REQUIREMENT: Exclude images, then output the remaining data verbatim.
begin DATA PROVIDED
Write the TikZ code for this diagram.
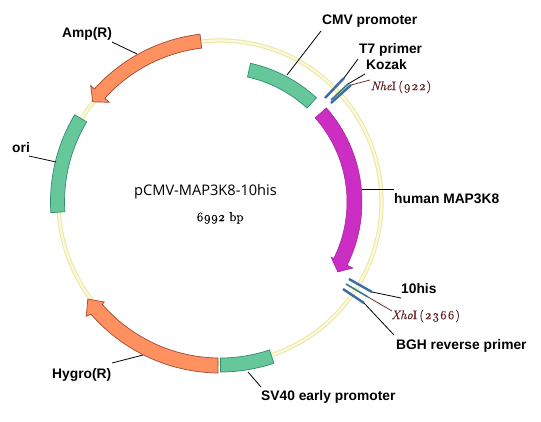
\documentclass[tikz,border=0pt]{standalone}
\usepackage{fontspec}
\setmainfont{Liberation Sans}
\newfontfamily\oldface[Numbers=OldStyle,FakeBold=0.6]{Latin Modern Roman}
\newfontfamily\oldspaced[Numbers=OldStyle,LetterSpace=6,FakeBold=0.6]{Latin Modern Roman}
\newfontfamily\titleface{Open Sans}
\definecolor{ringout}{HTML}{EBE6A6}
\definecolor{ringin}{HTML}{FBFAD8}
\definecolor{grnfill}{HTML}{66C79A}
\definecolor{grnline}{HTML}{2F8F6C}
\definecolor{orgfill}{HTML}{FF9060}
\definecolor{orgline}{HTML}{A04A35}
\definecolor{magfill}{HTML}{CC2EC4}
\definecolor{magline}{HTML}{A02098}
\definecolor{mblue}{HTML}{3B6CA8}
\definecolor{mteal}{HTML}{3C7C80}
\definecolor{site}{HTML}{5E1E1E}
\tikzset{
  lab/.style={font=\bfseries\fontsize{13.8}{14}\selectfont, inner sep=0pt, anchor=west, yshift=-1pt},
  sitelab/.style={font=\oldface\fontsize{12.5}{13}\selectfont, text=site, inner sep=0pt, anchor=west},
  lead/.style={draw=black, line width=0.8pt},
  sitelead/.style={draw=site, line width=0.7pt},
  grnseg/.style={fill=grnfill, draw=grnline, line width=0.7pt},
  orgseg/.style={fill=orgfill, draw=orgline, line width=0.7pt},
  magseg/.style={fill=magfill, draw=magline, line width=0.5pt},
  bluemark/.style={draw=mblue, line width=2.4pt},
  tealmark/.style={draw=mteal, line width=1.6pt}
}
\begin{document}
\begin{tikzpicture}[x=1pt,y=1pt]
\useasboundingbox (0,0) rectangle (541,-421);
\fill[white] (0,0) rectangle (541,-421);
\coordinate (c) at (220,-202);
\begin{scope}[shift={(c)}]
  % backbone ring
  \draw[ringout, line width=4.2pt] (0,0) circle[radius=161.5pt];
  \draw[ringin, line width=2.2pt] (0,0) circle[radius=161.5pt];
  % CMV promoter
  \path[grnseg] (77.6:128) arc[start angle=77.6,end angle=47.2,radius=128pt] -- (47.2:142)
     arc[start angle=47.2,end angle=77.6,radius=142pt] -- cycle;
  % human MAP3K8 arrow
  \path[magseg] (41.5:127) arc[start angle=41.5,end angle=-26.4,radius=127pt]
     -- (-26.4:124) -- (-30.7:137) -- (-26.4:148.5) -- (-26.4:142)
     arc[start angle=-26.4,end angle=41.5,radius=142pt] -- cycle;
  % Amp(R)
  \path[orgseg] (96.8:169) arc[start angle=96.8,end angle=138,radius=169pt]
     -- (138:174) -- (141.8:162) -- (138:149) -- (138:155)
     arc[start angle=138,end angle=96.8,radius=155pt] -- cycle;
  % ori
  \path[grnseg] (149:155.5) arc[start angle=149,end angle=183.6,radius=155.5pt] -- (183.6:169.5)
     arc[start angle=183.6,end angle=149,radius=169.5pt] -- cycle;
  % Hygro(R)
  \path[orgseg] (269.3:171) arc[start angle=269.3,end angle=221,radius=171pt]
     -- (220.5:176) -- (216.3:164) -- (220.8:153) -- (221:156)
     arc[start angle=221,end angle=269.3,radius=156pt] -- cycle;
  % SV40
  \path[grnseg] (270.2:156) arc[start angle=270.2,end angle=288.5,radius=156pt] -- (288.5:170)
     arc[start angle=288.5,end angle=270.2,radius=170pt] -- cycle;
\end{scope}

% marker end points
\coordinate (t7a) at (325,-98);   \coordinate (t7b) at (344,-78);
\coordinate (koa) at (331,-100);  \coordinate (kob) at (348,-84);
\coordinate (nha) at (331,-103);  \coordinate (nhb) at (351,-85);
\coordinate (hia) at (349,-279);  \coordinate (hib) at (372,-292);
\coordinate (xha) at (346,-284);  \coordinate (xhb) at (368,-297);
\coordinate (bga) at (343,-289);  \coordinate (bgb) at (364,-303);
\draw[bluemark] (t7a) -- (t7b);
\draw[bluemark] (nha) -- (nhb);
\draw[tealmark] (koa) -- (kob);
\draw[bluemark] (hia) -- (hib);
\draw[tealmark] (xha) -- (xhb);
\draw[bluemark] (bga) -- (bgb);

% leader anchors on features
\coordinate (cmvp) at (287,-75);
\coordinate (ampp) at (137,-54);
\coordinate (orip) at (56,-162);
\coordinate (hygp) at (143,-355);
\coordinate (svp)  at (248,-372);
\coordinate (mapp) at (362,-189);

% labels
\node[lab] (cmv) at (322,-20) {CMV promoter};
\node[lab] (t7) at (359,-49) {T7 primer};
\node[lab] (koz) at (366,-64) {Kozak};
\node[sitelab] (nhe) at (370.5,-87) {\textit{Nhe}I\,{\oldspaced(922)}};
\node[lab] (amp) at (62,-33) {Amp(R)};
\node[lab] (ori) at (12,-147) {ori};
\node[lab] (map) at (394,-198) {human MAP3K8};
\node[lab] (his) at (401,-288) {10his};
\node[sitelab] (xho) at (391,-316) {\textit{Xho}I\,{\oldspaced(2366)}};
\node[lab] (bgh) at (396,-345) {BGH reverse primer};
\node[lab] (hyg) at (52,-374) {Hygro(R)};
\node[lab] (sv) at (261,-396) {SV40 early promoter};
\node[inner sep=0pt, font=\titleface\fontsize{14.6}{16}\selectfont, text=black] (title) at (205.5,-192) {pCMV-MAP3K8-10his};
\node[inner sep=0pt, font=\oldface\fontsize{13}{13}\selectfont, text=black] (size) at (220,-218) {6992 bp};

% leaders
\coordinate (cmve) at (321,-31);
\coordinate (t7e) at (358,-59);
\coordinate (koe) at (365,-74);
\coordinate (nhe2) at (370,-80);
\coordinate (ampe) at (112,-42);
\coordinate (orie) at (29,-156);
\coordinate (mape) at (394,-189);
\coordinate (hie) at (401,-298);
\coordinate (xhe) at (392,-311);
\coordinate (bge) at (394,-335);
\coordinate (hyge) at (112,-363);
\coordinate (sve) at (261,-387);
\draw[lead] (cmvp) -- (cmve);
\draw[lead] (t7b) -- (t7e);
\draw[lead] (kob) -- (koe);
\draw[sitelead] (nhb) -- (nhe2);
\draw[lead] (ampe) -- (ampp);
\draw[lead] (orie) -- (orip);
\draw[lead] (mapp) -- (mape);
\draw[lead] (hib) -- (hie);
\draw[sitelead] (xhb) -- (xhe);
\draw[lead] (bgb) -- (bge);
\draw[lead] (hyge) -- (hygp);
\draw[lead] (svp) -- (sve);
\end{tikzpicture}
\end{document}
end DATA PROVIDED
SOLUTION TO THIS EXERCISE:
Write the TikZ code for this diagram.
\documentclass[tikz,border=0pt]{standalone}
\usepackage{fontspec}
\setmainfont{Liberation Sans}
\newfontfamily\oldface[Numbers=OldStyle,FakeBold=0.6]{Latin Modern Roman}
\newfontfamily\oldspaced[Numbers=OldStyle,LetterSpace=6,FakeBold=0.6]{Latin Modern Roman}
\newfontfamily\titleface{Open Sans}
\definecolor{ringout}{HTML}{EBE6A6}
\definecolor{ringin}{HTML}{FBFAD8}
\definecolor{grnfill}{HTML}{66C79A}
\definecolor{grnline}{HTML}{2F8F6C}
\definecolor{orgfill}{HTML}{FF9060}
\definecolor{orgline}{HTML}{A04A35}
\definecolor{magfill}{HTML}{CC2EC4}
\definecolor{magline}{HTML}{A02098}
\definecolor{mblue}{HTML}{3B6CA8}
\definecolor{mteal}{HTML}{3C7C80}
\definecolor{site}{HTML}{5E1E1E}
\tikzset{
  lab/.style={font=\bfseries\fontsize{13.8}{14}\selectfont, inner sep=0pt, anchor=west, yshift=-1pt},
  sitelab/.style={font=\oldface\fontsize{12.5}{13}\selectfont, text=site, inner sep=0pt, anchor=west},
  lead/.style={draw=black, line width=0.8pt},
  sitelead/.style={draw=site, line width=0.7pt},
  grnseg/.style={fill=grnfill, draw=grnline, line width=0.7pt},
  orgseg/.style={fill=orgfill, draw=orgline, line width=0.7pt},
  magseg/.style={fill=magfill, draw=magline, line width=0.5pt},
  bluemark/.style={draw=mblue, line width=2.4pt},
  tealmark/.style={draw=mteal, line width=1.6pt}
}
\begin{document}
\begin{tikzpicture}[x=1pt,y=1pt]
\useasboundingbox (0,0) rectangle (541,-421);
\fill[white] (0,0) rectangle (541,-421);
\coordinate (c) at (220,-202);
\begin{scope}[shift={(c)}]
  % backbone ring
  \draw[ringout, line width=4.2pt] (0,0) circle[radius=161.5pt];
  \draw[ringin, line width=2.2pt] (0,0) circle[radius=161.5pt];
  % CMV promoter
  \path[grnseg] (77.6:128) arc[start angle=77.6,end angle=47.2,radius=128pt] -- (47.2:142)
     arc[start angle=47.2,end angle=77.6,radius=142pt] -- cycle;
  % human MAP3K8 arrow
  \path[magseg] (41.5:127) arc[start angle=41.5,end angle=-26.4,radius=127pt]
     -- (-26.4:124) -- (-30.7:137) -- (-26.4:148.5) -- (-26.4:142)
     arc[start angle=-26.4,end angle=41.5,radius=142pt] -- cycle;
  % Amp(R)
  \path[orgseg] (96.8:169) arc[start angle=96.8,end angle=138,radius=169pt]
     -- (138:174) -- (141.8:162) -- (138:149) -- (138:155)
     arc[start angle=138,end angle=96.8,radius=155pt] -- cycle;
  % ori
  \path[grnseg] (149:155.5) arc[start angle=149,end angle=183.6,radius=155.5pt] -- (183.6:169.5)
     arc[start angle=183.6,end angle=149,radius=169.5pt] -- cycle;
  % Hygro(R)
  \path[orgseg] (269.3:171) arc[start angle=269.3,end angle=221,radius=171pt]
     -- (220.5:176) -- (216.3:164) -- (220.8:153) -- (221:156)
     arc[start angle=221,end angle=269.3,radius=156pt] -- cycle;
  % SV40
  \path[grnseg] (270.2:156) arc[start angle=270.2,end angle=288.5,radius=156pt] -- (288.5:170)
     arc[start angle=288.5,end angle=270.2,radius=170pt] -- cycle;
\end{scope}

% marker end points
\coordinate (t7a) at (325,-98);   \coordinate (t7b) at (344,-78);
\coordinate (koa) at (331,-100);  \coordinate (kob) at (348,-84);
\coordinate (nha) at (331,-103);  \coordinate (nhb) at (351,-85);
\coordinate (hia) at (349,-279);  \coordinate (hib) at (372,-292);
\coordinate (xha) at (346,-284);  \coordinate (xhb) at (368,-297);
\coordinate (bga) at (343,-289);  \coordinate (bgb) at (364,-303);
\draw[bluemark] (t7a) -- (t7b);
\draw[bluemark] (nha) -- (nhb);
\draw[tealmark] (koa) -- (kob);
\draw[bluemark] (hia) -- (hib);
\draw[tealmark] (xha) -- (xhb);
\draw[bluemark] (bga) -- (bgb);

% leader anchors on features
\coordinate (cmvp) at (287,-75);
\coordinate (ampp) at (137,-54);
\coordinate (orip) at (56,-162);
\coordinate (hygp) at (143,-355);
\coordinate (svp)  at (248,-372);
\coordinate (mapp) at (362,-189);

% labels
\node[lab] (cmv) at (322,-20) {CMV promoter};
\node[lab] (t7) at (359,-49) {T7 primer};
\node[lab] (koz) at (366,-64) {Kozak};
\node[sitelab] (nhe) at (370.5,-87) {\textit{Nhe}I\,{\oldspaced(922)}};
\node[lab] (amp) at (62,-33) {Amp(R)};
\node[lab] (ori) at (12,-147) {ori};
\node[lab] (map) at (394,-198) {human MAP3K8};
\node[lab] (his) at (401,-288) {10his};
\node[sitelab] (xho) at (391,-316) {\textit{Xho}I\,{\oldspaced(2366)}};
\node[lab] (bgh) at (396,-345) {BGH reverse primer};
\node[lab] (hyg) at (52,-374) {Hygro(R)};
\node[lab] (sv) at (261,-396) {SV40 early promoter};
\node[inner sep=0pt, font=\titleface\fontsize{14.6}{16}\selectfont, text=black] (title) at (205.5,-192) {pCMV-MAP3K8-10his};
\node[inner sep=0pt, font=\oldface\fontsize{13}{13}\selectfont, text=black] (size) at (220,-218) {6992 bp};

% leaders
\coordinate (cmve) at (321,-31);
\coordinate (t7e) at (358,-59);
\coordinate (koe) at (365,-74);
\coordinate (nhe2) at (370,-80);
\coordinate (ampe) at (112,-42);
\coordinate (orie) at (29,-156);
\coordinate (mape) at (394,-189);
\coordinate (hie) at (401,-298);
\coordinate (xhe) at (392,-311);
\coordinate (bge) at (394,-335);
\coordinate (hyge) at (112,-363);
\coordinate (sve) at (261,-387);
\draw[lead] (cmvp) -- (cmve);
\draw[lead] (t7b) -- (t7e);
\draw[lead] (kob) -- (koe);
\draw[sitelead] (nhb) -- (nhe2);
\draw[lead] (ampe) -- (ampp);
\draw[lead] (orie) -- (orip);
\draw[lead] (mapp) -- (mape);
\draw[lead] (hib) -- (hie);
\draw[sitelead] (xhb) -- (xhe);
\draw[lead] (bgb) -- (bge);
\draw[lead] (hyge) -- (hygp);
\draw[lead] (svp) -- (sve);
\end{tikzpicture}
\end{document}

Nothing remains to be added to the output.